> DIRECTIONS FOR THIS TASK
Quote the whole listing exactly. Leave the pictures out of your copy.

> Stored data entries
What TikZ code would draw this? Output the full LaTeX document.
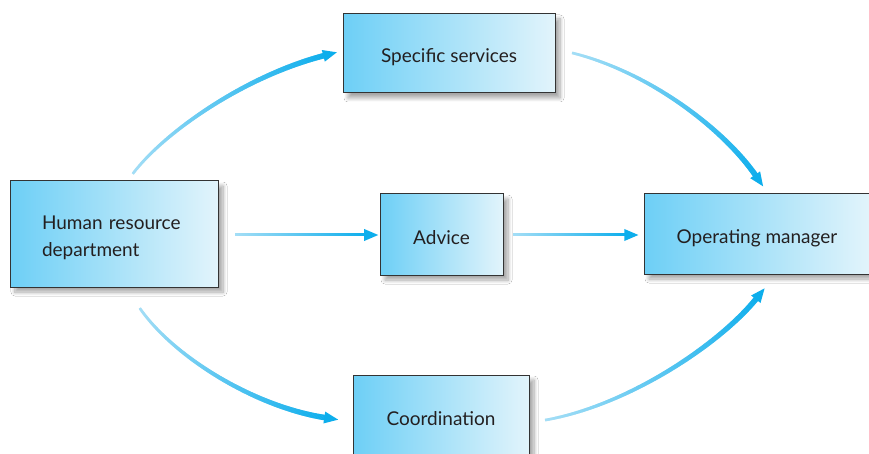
\documentclass[tikz,border=0pt]{standalone}
\usepackage{fontspec}
\setmainfont{Lato}
\usetikzlibrary{calc,decorations.markings,shadows.blur}
\definecolor{boxL}{HTML}{6DCFF6}
\definecolor{boxR}{HTML}{E2F4FB}
\definecolor{arrL}{HTML}{A4DEF6}
\definecolor{arrD}{HTML}{0DAEEC}
\definecolor{txt}{HTML}{231F20}
\tikzset{
  box/.style={draw=black!80, line width=1pt, left color=boxL, right color=boxR,
    text=txt, font=\fontsize{19}{27}\selectfont,
    blur shadow={shadow xshift=5pt, shadow yshift=-5pt, shadow blur radius=4pt, shadow blur steps=8, shadow opacity=35}},
  oneline/.style={text height=19pt, text depth=0pt},
  % flow drawn as short overlapping pieces: colour runs light to dark, width #1 to #2
  flow/.style 2 args={
    postaction={decorate, decoration={markings,
      mark=between positions 0 and 1 step 0.6pt with {
        \pgfmathsetmacro\fr{\pgfkeysvalueof{/pgf/decoration/mark info/distance from start}/\pgfdecoratedpathlength}
        \pgfmathsetmacro\pc{100*\fr}
        \pgfmathsetmacro\lw{#1+(#2-#1)*\fr}
        \draw[line width=\lw pt, color=arrD!\pc!arrL] (-0.5pt,0) -- (0.5pt,0);
      }}},
    postaction={decorate, decoration={markings,
      mark=at position 0.99 with {
        \fill[arrD] (-1pt,-6pt) -- (13pt,0) -- (-1pt,6pt) -- cycle;
      }}}
  }
}
\begin{document}
\begin{tikzpicture}[x=1pt,y=-1pt]
\clip (0,0) rectangle (869,454);
\fill[white] (0,0) rectangle (869,454);

\node[box, minimum width=208pt, minimum height=106pt, align=left, text width=144pt] (hr) at (114,234) {\rule{0pt}{22pt}Human resource\\department};
\node[box, oneline, minimum width=212pt, minimum height=79pt] (ss) at (449,53.5) {Specific services};
\node[box, oneline, minimum width=123pt, minimum height=81pt] (adv) at (441.5,234.5) {Advice};
\node[box, oneline, minimum width=226pt, minimum height=80pt] (om) at (757,234) {Operating manager};
\node[box, text height=17pt, text depth=0pt, minimum width=176pt, minimum height=84pt] (co) at (441,417) {Coordination};

% free ends of the connectors
\coordinate (s1) at ($(hr.north)+(19,-7)$);
\coordinate (e1) at ($(ss.west)+(-16,1.5)$);
\coordinate (s2) at ($(ss.east)+(17,-0.5)$);
\coordinate (e2) at ($(om.north)+(0,-16)$);
\coordinate (s3) at ($(hr.south)+(26,21)$);
\coordinate (e3) at ($(co.west)+(-25,1)$);
\coordinate (s4) at ($(co.east)+(16,3)$);
\coordinate (e4) at ($(om.south)+(1,22)$);
\coordinate (s5) at ($(hr.east)+(17,1)$);
\coordinate (e5) at ($(adv.west)+(-13,0.5)$);
\coordinate (s6) at ($(adv.east)+(10,0.5)$);
\coordinate (e6) at ($(om.west)+(-17,1)$);

\path[flow={2.5}{5.5}] (s1) .. controls ($(s1)+(32,-42)$) and ($(e1)+(-80,20)$) .. (e1);
\path[flow={2.5}{5.5}] (s2) .. controls ($(s2)+(80,20)$) and ($(e2)+(-30,-45)$) .. (e2);
\path[flow={2.5}{5.5}] (s3) .. controls ($(s3)+(35,50)$) and ($(e3)+(-70,-10)$) .. (e3);
\path[flow={2.5}{5.5}] (s4) .. controls ($(s4)+(85,-15)$) and ($(e4)+(-35,45)$) .. (e4);
\path[flow={3}{3}] (s5) -- (e5);
\path[flow={3}{3}] (s6) -- (e6);
\end{tikzpicture}
\end{document}
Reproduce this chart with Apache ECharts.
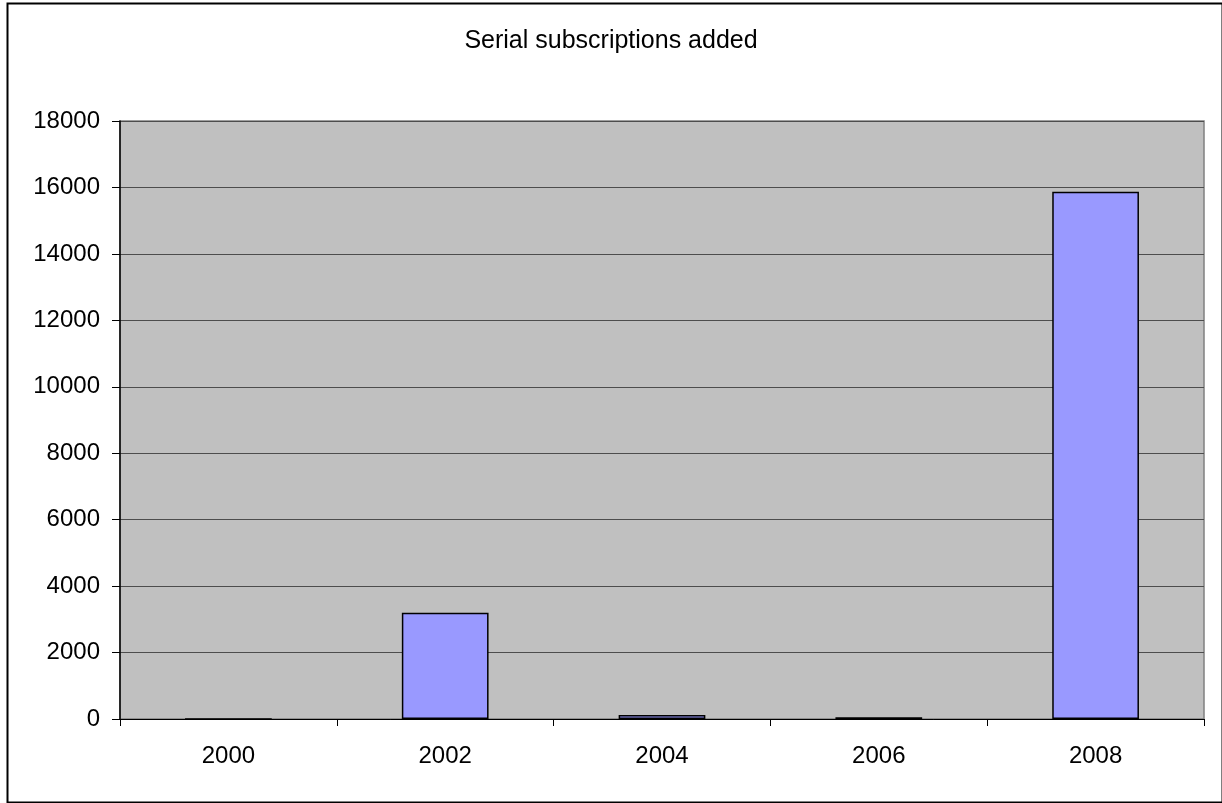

> EXERCISE RESPONSE
What TikZ code would draw this? Output the full LaTeX document.
\documentclass[tikz,border=0pt]{standalone}
\usepackage{fontspec}
\setmainfont{Lato}
\usetikzlibrary{calc,decorations.markings,shadows.blur}
\definecolor{boxL}{HTML}{6DCFF6}
\definecolor{boxR}{HTML}{E2F4FB}
\definecolor{arrL}{HTML}{A4DEF6}
\definecolor{arrD}{HTML}{0DAEEC}
\definecolor{txt}{HTML}{231F20}
\tikzset{
  box/.style={draw=black!80, line width=1pt, left color=boxL, right color=boxR,
    text=txt, font=\fontsize{19}{27}\selectfont,
    blur shadow={shadow xshift=5pt, shadow yshift=-5pt, shadow blur radius=4pt, shadow blur steps=8, shadow opacity=35}},
  oneline/.style={text height=19pt, text depth=0pt},
  % flow drawn as short overlapping pieces: colour runs light to dark, width #1 to #2
  flow/.style 2 args={
    postaction={decorate, decoration={markings,
      mark=between positions 0 and 1 step 0.6pt with {
        \pgfmathsetmacro\fr{\pgfkeysvalueof{/pgf/decoration/mark info/distance from start}/\pgfdecoratedpathlength}
        \pgfmathsetmacro\pc{100*\fr}
        \pgfmathsetmacro\lw{#1+(#2-#1)*\fr}
        \draw[line width=\lw pt, color=arrD!\pc!arrL] (-0.5pt,0) -- (0.5pt,0);
      }}},
    postaction={decorate, decoration={markings,
      mark=at position 0.99 with {
        \fill[arrD] (-1pt,-6pt) -- (13pt,0) -- (-1pt,6pt) -- cycle;
      }}}
  }
}
\begin{document}
\begin{tikzpicture}[x=1pt,y=-1pt]
\clip (0,0) rectangle (869,454);
\fill[white] (0,0) rectangle (869,454);

\node[box, minimum width=208pt, minimum height=106pt, align=left, text width=144pt] (hr) at (114,234) {\rule{0pt}{22pt}Human resource\\department};
\node[box, oneline, minimum width=212pt, minimum height=79pt] (ss) at (449,53.5) {Specific services};
\node[box, oneline, minimum width=123pt, minimum height=81pt] (adv) at (441.5,234.5) {Advice};
\node[box, oneline, minimum width=226pt, minimum height=80pt] (om) at (757,234) {Operating manager};
\node[box, text height=17pt, text depth=0pt, minimum width=176pt, minimum height=84pt] (co) at (441,417) {Coordination};

% free ends of the connectors
\coordinate (s1) at ($(hr.north)+(19,-7)$);
\coordinate (e1) at ($(ss.west)+(-16,1.5)$);
\coordinate (s2) at ($(ss.east)+(17,-0.5)$);
\coordinate (e2) at ($(om.north)+(0,-16)$);
\coordinate (s3) at ($(hr.south)+(26,21)$);
\coordinate (e3) at ($(co.west)+(-25,1)$);
\coordinate (s4) at ($(co.east)+(16,3)$);
\coordinate (e4) at ($(om.south)+(1,22)$);
\coordinate (s5) at ($(hr.east)+(17,1)$);
\coordinate (e5) at ($(adv.west)+(-13,0.5)$);
\coordinate (s6) at ($(adv.east)+(10,0.5)$);
\coordinate (e6) at ($(om.west)+(-17,1)$);

\path[flow={2.5}{5.5}] (s1) .. controls ($(s1)+(32,-42)$) and ($(e1)+(-80,20)$) .. (e1);
\path[flow={2.5}{5.5}] (s2) .. controls ($(s2)+(80,20)$) and ($(e2)+(-30,-45)$) .. (e2);
\path[flow={2.5}{5.5}] (s3) .. controls ($(s3)+(35,50)$) and ($(e3)+(-70,-10)$) .. (e3);
\path[flow={2.5}{5.5}] (s4) .. controls ($(s4)+(85,-15)$) and ($(e4)+(-35,45)$) .. (e4);
\path[flow={3}{3}] (s5) -- (e5);
\path[flow={3}{3}] (s6) -- (e6);
\end{tikzpicture}
\end{document}
Reproduce this chart with Apache ECharts.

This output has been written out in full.